- [Problem requirements]:
Below is a listing; write it out exactly and drop any images from it.

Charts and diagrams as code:

-- START --

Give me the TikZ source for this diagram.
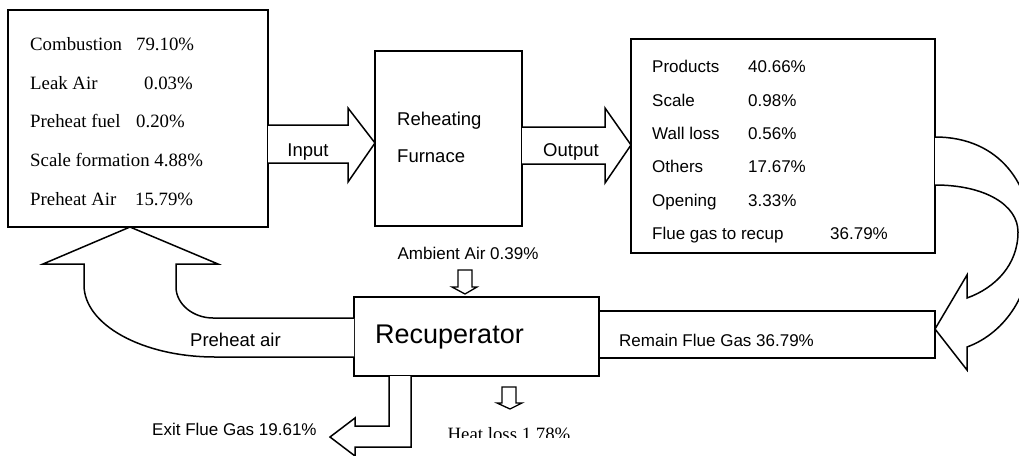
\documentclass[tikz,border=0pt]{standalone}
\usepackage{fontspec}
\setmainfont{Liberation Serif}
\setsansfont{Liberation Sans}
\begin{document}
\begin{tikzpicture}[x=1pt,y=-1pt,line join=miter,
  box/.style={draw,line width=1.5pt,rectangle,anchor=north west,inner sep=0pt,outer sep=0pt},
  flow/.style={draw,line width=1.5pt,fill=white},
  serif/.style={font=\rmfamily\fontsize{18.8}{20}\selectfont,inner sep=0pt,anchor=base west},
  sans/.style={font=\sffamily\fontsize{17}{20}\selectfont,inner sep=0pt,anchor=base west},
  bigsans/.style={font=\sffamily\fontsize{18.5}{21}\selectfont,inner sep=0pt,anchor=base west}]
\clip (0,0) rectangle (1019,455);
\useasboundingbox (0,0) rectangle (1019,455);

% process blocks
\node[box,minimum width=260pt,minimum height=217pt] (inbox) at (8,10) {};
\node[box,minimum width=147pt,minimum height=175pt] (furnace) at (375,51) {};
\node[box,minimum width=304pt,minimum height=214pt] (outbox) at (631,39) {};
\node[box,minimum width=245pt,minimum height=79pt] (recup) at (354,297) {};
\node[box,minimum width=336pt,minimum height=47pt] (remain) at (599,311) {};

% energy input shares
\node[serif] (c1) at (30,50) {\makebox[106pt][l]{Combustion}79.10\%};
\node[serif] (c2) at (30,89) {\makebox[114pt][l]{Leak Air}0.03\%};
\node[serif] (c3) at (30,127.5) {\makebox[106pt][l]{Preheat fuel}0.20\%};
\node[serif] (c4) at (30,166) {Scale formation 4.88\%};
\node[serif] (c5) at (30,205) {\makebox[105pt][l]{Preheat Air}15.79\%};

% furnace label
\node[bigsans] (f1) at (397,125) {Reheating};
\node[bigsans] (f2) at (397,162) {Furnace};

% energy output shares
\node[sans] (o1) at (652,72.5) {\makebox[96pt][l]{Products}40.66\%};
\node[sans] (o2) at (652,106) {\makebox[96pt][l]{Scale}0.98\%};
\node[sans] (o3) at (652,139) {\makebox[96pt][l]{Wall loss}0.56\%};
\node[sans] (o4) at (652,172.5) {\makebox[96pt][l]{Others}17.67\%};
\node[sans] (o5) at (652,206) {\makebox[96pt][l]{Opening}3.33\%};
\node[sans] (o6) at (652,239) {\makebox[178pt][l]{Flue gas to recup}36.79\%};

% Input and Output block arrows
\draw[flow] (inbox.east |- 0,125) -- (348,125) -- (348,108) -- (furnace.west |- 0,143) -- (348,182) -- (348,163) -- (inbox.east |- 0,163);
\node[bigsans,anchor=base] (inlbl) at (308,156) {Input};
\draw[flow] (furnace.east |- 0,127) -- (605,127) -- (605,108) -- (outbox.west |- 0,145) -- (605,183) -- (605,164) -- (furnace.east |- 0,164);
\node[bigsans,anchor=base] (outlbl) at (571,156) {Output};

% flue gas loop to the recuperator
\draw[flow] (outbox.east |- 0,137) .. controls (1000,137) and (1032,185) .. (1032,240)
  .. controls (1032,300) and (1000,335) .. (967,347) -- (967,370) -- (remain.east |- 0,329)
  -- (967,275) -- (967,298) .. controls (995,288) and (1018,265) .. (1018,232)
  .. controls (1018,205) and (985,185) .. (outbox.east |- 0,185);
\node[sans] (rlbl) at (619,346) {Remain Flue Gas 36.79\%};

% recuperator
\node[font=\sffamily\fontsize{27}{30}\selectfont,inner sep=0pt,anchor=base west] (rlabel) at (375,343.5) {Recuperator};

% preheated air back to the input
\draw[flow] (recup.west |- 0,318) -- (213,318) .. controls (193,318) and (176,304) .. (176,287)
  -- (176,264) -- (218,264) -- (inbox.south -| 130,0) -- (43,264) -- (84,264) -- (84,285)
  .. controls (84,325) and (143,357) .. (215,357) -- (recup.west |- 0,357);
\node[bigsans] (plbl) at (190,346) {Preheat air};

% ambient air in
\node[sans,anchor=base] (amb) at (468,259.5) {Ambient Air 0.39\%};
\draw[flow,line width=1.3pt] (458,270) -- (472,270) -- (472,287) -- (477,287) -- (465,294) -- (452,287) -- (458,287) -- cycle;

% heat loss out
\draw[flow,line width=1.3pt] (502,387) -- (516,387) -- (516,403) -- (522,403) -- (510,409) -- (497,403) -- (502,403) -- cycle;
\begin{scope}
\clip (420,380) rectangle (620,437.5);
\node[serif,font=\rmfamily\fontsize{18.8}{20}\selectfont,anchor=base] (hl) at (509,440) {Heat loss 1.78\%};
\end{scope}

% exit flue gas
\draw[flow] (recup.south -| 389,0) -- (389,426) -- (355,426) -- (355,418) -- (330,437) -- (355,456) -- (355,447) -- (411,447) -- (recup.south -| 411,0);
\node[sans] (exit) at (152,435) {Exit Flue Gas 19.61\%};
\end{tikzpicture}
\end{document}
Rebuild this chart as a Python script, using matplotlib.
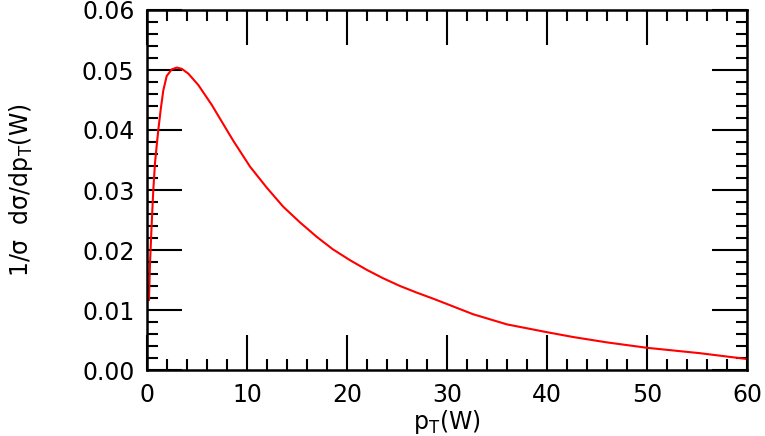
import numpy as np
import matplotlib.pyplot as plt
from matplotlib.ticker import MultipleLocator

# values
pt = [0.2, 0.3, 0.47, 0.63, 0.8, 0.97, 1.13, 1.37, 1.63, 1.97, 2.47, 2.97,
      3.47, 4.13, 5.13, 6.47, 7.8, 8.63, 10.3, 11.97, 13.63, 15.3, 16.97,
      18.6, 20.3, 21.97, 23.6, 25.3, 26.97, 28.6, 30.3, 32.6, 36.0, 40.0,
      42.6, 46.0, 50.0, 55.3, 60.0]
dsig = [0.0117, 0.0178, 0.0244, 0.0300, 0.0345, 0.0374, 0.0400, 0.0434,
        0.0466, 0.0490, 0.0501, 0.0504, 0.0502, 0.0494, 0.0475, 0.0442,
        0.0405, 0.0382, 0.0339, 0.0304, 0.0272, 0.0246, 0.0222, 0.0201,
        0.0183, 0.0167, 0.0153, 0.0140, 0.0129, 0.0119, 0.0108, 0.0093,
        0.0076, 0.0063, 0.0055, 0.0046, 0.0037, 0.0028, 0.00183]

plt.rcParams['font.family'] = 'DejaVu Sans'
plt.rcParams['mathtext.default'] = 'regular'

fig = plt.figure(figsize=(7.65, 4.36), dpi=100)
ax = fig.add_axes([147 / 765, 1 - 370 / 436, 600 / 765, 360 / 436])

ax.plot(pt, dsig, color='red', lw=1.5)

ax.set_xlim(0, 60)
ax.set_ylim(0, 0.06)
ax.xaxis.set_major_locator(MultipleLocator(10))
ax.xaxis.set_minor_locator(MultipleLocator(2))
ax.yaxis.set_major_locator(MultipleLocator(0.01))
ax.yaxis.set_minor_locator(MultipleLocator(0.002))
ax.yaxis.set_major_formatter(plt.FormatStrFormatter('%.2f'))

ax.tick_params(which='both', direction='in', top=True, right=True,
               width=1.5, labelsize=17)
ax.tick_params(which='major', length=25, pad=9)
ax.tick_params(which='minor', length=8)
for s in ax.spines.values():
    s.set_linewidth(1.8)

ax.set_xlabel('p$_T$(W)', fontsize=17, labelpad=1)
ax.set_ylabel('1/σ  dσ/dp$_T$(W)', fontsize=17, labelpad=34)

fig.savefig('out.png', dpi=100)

-- END --

- [Exercise solution]:
Give me the TikZ source for this diagram.
\documentclass[tikz,border=0pt]{standalone}
\usepackage{fontspec}
\setmainfont{Liberation Serif}
\setsansfont{Liberation Sans}
\begin{document}
\begin{tikzpicture}[x=1pt,y=-1pt,line join=miter,
  box/.style={draw,line width=1.5pt,rectangle,anchor=north west,inner sep=0pt,outer sep=0pt},
  flow/.style={draw,line width=1.5pt,fill=white},
  serif/.style={font=\rmfamily\fontsize{18.8}{20}\selectfont,inner sep=0pt,anchor=base west},
  sans/.style={font=\sffamily\fontsize{17}{20}\selectfont,inner sep=0pt,anchor=base west},
  bigsans/.style={font=\sffamily\fontsize{18.5}{21}\selectfont,inner sep=0pt,anchor=base west}]
\clip (0,0) rectangle (1019,455);
\useasboundingbox (0,0) rectangle (1019,455);

% process blocks
\node[box,minimum width=260pt,minimum height=217pt] (inbox) at (8,10) {};
\node[box,minimum width=147pt,minimum height=175pt] (furnace) at (375,51) {};
\node[box,minimum width=304pt,minimum height=214pt] (outbox) at (631,39) {};
\node[box,minimum width=245pt,minimum height=79pt] (recup) at (354,297) {};
\node[box,minimum width=336pt,minimum height=47pt] (remain) at (599,311) {};

% energy input shares
\node[serif] (c1) at (30,50) {\makebox[106pt][l]{Combustion}79.10\%};
\node[serif] (c2) at (30,89) {\makebox[114pt][l]{Leak Air}0.03\%};
\node[serif] (c3) at (30,127.5) {\makebox[106pt][l]{Preheat fuel}0.20\%};
\node[serif] (c4) at (30,166) {Scale formation 4.88\%};
\node[serif] (c5) at (30,205) {\makebox[105pt][l]{Preheat Air}15.79\%};

% furnace label
\node[bigsans] (f1) at (397,125) {Reheating};
\node[bigsans] (f2) at (397,162) {Furnace};

% energy output shares
\node[sans] (o1) at (652,72.5) {\makebox[96pt][l]{Products}40.66\%};
\node[sans] (o2) at (652,106) {\makebox[96pt][l]{Scale}0.98\%};
\node[sans] (o3) at (652,139) {\makebox[96pt][l]{Wall loss}0.56\%};
\node[sans] (o4) at (652,172.5) {\makebox[96pt][l]{Others}17.67\%};
\node[sans] (o5) at (652,206) {\makebox[96pt][l]{Opening}3.33\%};
\node[sans] (o6) at (652,239) {\makebox[178pt][l]{Flue gas to recup}36.79\%};

% Input and Output block arrows
\draw[flow] (inbox.east |- 0,125) -- (348,125) -- (348,108) -- (furnace.west |- 0,143) -- (348,182) -- (348,163) -- (inbox.east |- 0,163);
\node[bigsans,anchor=base] (inlbl) at (308,156) {Input};
\draw[flow] (furnace.east |- 0,127) -- (605,127) -- (605,108) -- (outbox.west |- 0,145) -- (605,183) -- (605,164) -- (furnace.east |- 0,164);
\node[bigsans,anchor=base] (outlbl) at (571,156) {Output};

% flue gas loop to the recuperator
\draw[flow] (outbox.east |- 0,137) .. controls (1000,137) and (1032,185) .. (1032,240)
  .. controls (1032,300) and (1000,335) .. (967,347) -- (967,370) -- (remain.east |- 0,329)
  -- (967,275) -- (967,298) .. controls (995,288) and (1018,265) .. (1018,232)
  .. controls (1018,205) and (985,185) .. (outbox.east |- 0,185);
\node[sans] (rlbl) at (619,346) {Remain Flue Gas 36.79\%};

% recuperator
\node[font=\sffamily\fontsize{27}{30}\selectfont,inner sep=0pt,anchor=base west] (rlabel) at (375,343.5) {Recuperator};

% preheated air back to the input
\draw[flow] (recup.west |- 0,318) -- (213,318) .. controls (193,318) and (176,304) .. (176,287)
  -- (176,264) -- (218,264) -- (inbox.south -| 130,0) -- (43,264) -- (84,264) -- (84,285)
  .. controls (84,325) and (143,357) .. (215,357) -- (recup.west |- 0,357);
\node[bigsans] (plbl) at (190,346) {Preheat air};

% ambient air in
\node[sans,anchor=base] (amb) at (468,259.5) {Ambient Air 0.39\%};
\draw[flow,line width=1.3pt] (458,270) -- (472,270) -- (472,287) -- (477,287) -- (465,294) -- (452,287) -- (458,287) -- cycle;

% heat loss out
\draw[flow,line width=1.3pt] (502,387) -- (516,387) -- (516,403) -- (522,403) -- (510,409) -- (497,403) -- (502,403) -- cycle;
\begin{scope}
\clip (420,380) rectangle (620,437.5);
\node[serif,font=\rmfamily\fontsize{18.8}{20}\selectfont,anchor=base] (hl) at (509,440) {Heat loss 1.78\%};
\end{scope}

% exit flue gas
\draw[flow] (recup.south -| 389,0) -- (389,426) -- (355,426) -- (355,418) -- (330,437) -- (355,456) -- (355,447) -- (411,447) -- (recup.south -| 411,0);
\node[sans] (exit) at (152,435) {Exit Flue Gas 19.61\%};
\end{tikzpicture}
\end{document}
Rebuild this chart as a Python script, using matplotlib.
import numpy as np
import matplotlib.pyplot as plt
from matplotlib.ticker import MultipleLocator

# values
pt = [0.2, 0.3, 0.47, 0.63, 0.8, 0.97, 1.13, 1.37, 1.63, 1.97, 2.47, 2.97,
      3.47, 4.13, 5.13, 6.47, 7.8, 8.63, 10.3, 11.97, 13.63, 15.3, 16.97,
      18.6, 20.3, 21.97, 23.6, 25.3, 26.97, 28.6, 30.3, 32.6, 36.0, 40.0,
      42.6, 46.0, 50.0, 55.3, 60.0]
dsig = [0.0117, 0.0178, 0.0244, 0.0300, 0.0345, 0.0374, 0.0400, 0.0434,
        0.0466, 0.0490, 0.0501, 0.0504, 0.0502, 0.0494, 0.0475, 0.0442,
        0.0405, 0.0382, 0.0339, 0.0304, 0.0272, 0.0246, 0.0222, 0.0201,
        0.0183, 0.0167, 0.0153, 0.0140, 0.0129, 0.0119, 0.0108, 0.0093,
        0.0076, 0.0063, 0.0055, 0.0046, 0.0037, 0.0028, 0.00183]

plt.rcParams['font.family'] = 'DejaVu Sans'
plt.rcParams['mathtext.default'] = 'regular'

fig = plt.figure(figsize=(7.65, 4.36), dpi=100)
ax = fig.add_axes([147 / 765, 1 - 370 / 436, 600 / 765, 360 / 436])

ax.plot(pt, dsig, color='red', lw=1.5)

ax.set_xlim(0, 60)
ax.set_ylim(0, 0.06)
ax.xaxis.set_major_locator(MultipleLocator(10))
ax.xaxis.set_minor_locator(MultipleLocator(2))
ax.yaxis.set_major_locator(MultipleLocator(0.01))
ax.yaxis.set_minor_locator(MultipleLocator(0.002))
ax.yaxis.set_major_formatter(plt.FormatStrFormatter('%.2f'))

ax.tick_params(which='both', direction='in', top=True, right=True,
               width=1.5, labelsize=17)
ax.tick_params(which='major', length=25, pad=9)
ax.tick_params(which='minor', length=8)
for s in ax.spines.values():
    s.set_linewidth(1.8)

ax.set_xlabel('p$_T$(W)', fontsize=17, labelpad=1)
ax.set_ylabel('1/σ  dσ/dp$_T$(W)', fontsize=17, labelpad=34)

fig.savefig('out.png', dpi=100)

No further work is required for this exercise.